April 1, 1974, at Nottingham
Linda Goodwillwins the first British race with both male and female jockeys.

March 31, 1979, at Rosehill
Linda Jones becomes the first female jockey to ride in a professional race against men in Australia. Jones also was one of the first females to receive a riding license in her native New Zealand, where females now make up more than 40 percent of the country’s jockey ranks and often in leading roles, with women winning six premierships since 2005.

1982
Mary Russ is the first female jockey to win a North American G1, with Lord Darnley in the Widener Handicap at Hialeah.

1987
Julie Krone is the first woman to win a riding title at a major American track, topping the standings at Monmouth Park, the Meadowlands and Atlantic City.

June 5, 1993, at Belmont Park
Krone becomes the first female to win a Triple Crown event, scoring on Colonial Affair in the Belmont Stakes.

August 21, 1997, at York
Alex Greaves guides Ya Malak to a dead heat for the win in the Nunthorpe Stakes, the first victory in a British G1 for a female rider.

2000
Krone is the first and only female jockey elected to the National Racing Hall of Fame.

2011
Rosie Napvravnik is the first woman to lead the jockey standings at Fair Grounds in New Orleans, finishing with 34 more wins than the runner-up.

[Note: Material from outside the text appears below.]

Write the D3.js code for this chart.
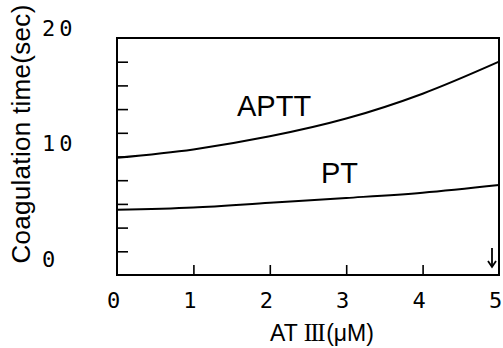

May 4, 2012, at Churchill Downs
Napravnik achieves another milestone for a female rider when she becomes the first woman to win the Kentucky Oaks, aboard the appropriately named Believe You Can. Napravnik captures the Kentucky Oaks again in 2014 on Untapable, before retiring that fall after guiding Untapable to victory in the Breeders’ Cup Distaff.
 

*Longacres in Seattle had staged at least one race with four male and four female riders in the 1930s, while female jockeys also had often raced against men at fair and bush tracks.

**Aqua Caliente hosted a female jockey race, known as the Powder Puff Derby, for years. In 1949, female jockey Wantha Davis defeated Johnny Longden in a match at Aqua Caliente. Davis is widely credited with winning more than 1,000 races between Caliente and fairs and bush tracks, as well as an annual all-female race at Pimlico.